A delighted Bell said: “Big Orange is a very brave horse. He gives his all. He has got as very good mind and engine and he has good limbs as well – that combination is a potent force.

“Big Orange is an enormous horse and big horses tend to mature with age. It is a bit of cliché but like a fine wine he is getting better with age. He is just a star and we are so lucky to have him. He has a massive stride and such a high cruising speed. Touch wood he is very clean limbed and loves this fast ground.

“I thought he was headed and said to Claire ‘he is beat’ but Jamie always knew he was going to win. We saw Big Orange at a breaking yard in the summer of his two-year-old career. Bill [Gredley, his owner] wasn’t going to send him in but this horse cantered by and we said ‘God, this horse moves well let’s give it a go’ and the rest is history.
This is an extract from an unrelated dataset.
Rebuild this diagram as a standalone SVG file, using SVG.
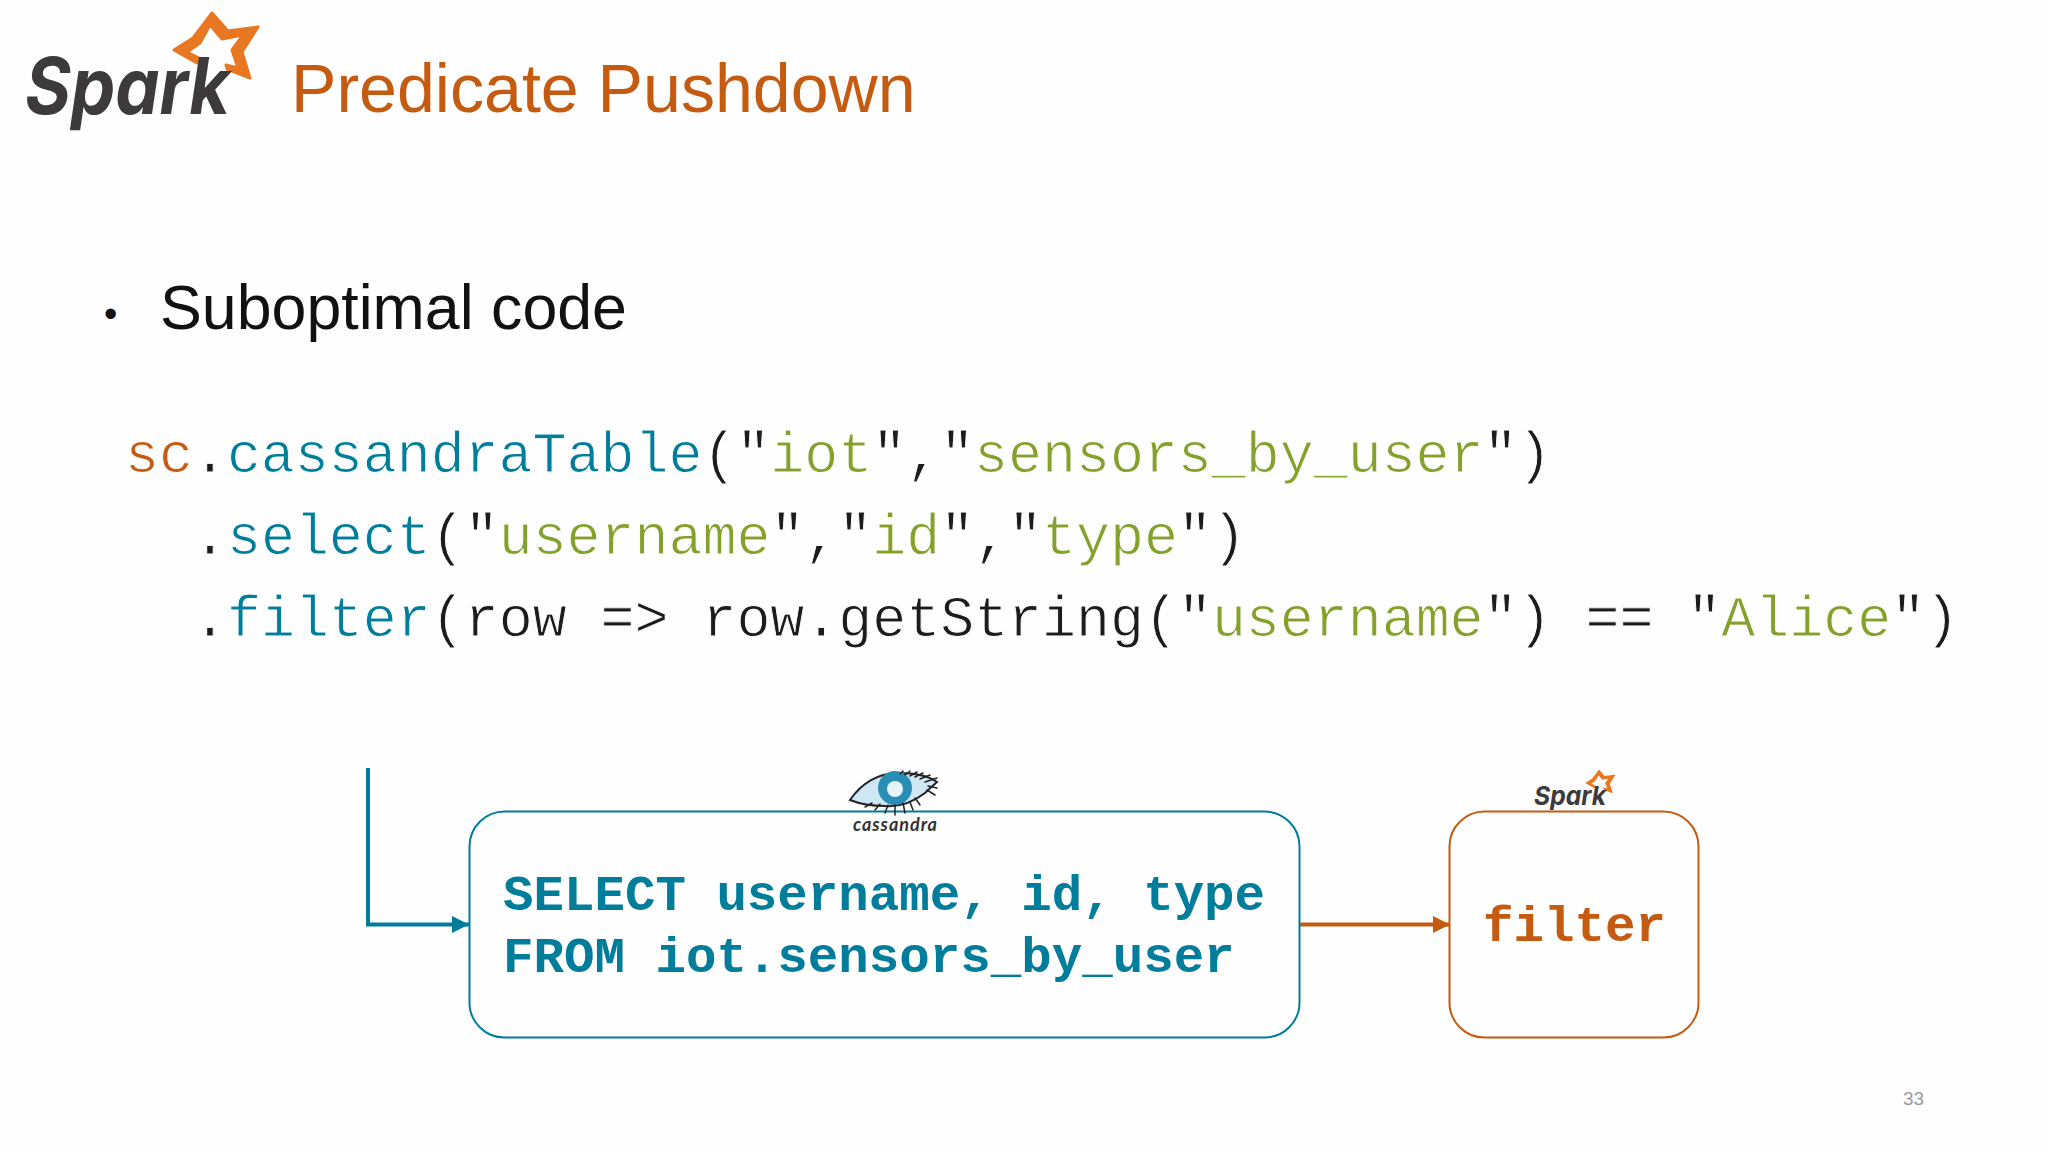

“He was a very raw product as yearling and was a box-walker so he didn’t go to the sales as he would have made a ham sandwich. It’s great because he has now won a lot of prize money with still more to come. He won well today and won the Princess of Wales’s Stakes at Newmarket by two lengths this year. Last year he won those races by a neck and half a length so you would have to say he has improved and I think the handicapper would probably say he has as well.”

As for the future, Bell suggested another trip to the Melbourne Cup, in which he finished a two and a half-length fifth last year was a possibility.

“I had a very easy race,” said Spencer. “He was bowling along in front nicely. I was a little bit concerned that the rain had got in the ground but, other than that, there were no worries.

“They just about matched him for pace between the three furlong pole and the last furlong but, when I gave him a smack, he took off again and that did for the rest of them. Last year, he was a very good horse but this year, he’s improved again.

“The fact that he has got stronger means that he can sustain his run a lot longer. They came at him a long way out but he was very strong at the finish. He’ll be better on very fast ground – on that sort of ground he can stretch away.”

Trainer Sir Mark Prescott was delighted with the performance of runner-up Pallasator.

“I thoroughly enjoyed watching it as we had this convoluted Prescott plan that came off perfectly,” said Prescott. “I’m lucky to have a jockey (Oisin Murphy) who could have carried it off perfectly too. From my point of view, it was a joy to watch. It’s just a shame that beastly thing kept on going! He’s an exam question this horse. There are always things to put right. Rosie (Jessop – who looks after Pallasator) really does deserve all the credit as she’s the only person in the world who likes him.

“He’s just a fascinating horse – if you like that sort of problem. He’s like one of those kids who throw their weight around in the pub until someone challenges them and then they back down. That’s exactly what he’s like. Just when I think I’ve worked him out, he keeps changing. I thought the winner was jolly good though.

“He’ll head back to Doncaster now. Placing is not the problem – it’s getting the best out of him. He’s been so horrible for so long but, rather like John McEnroe, everybody loves him now.”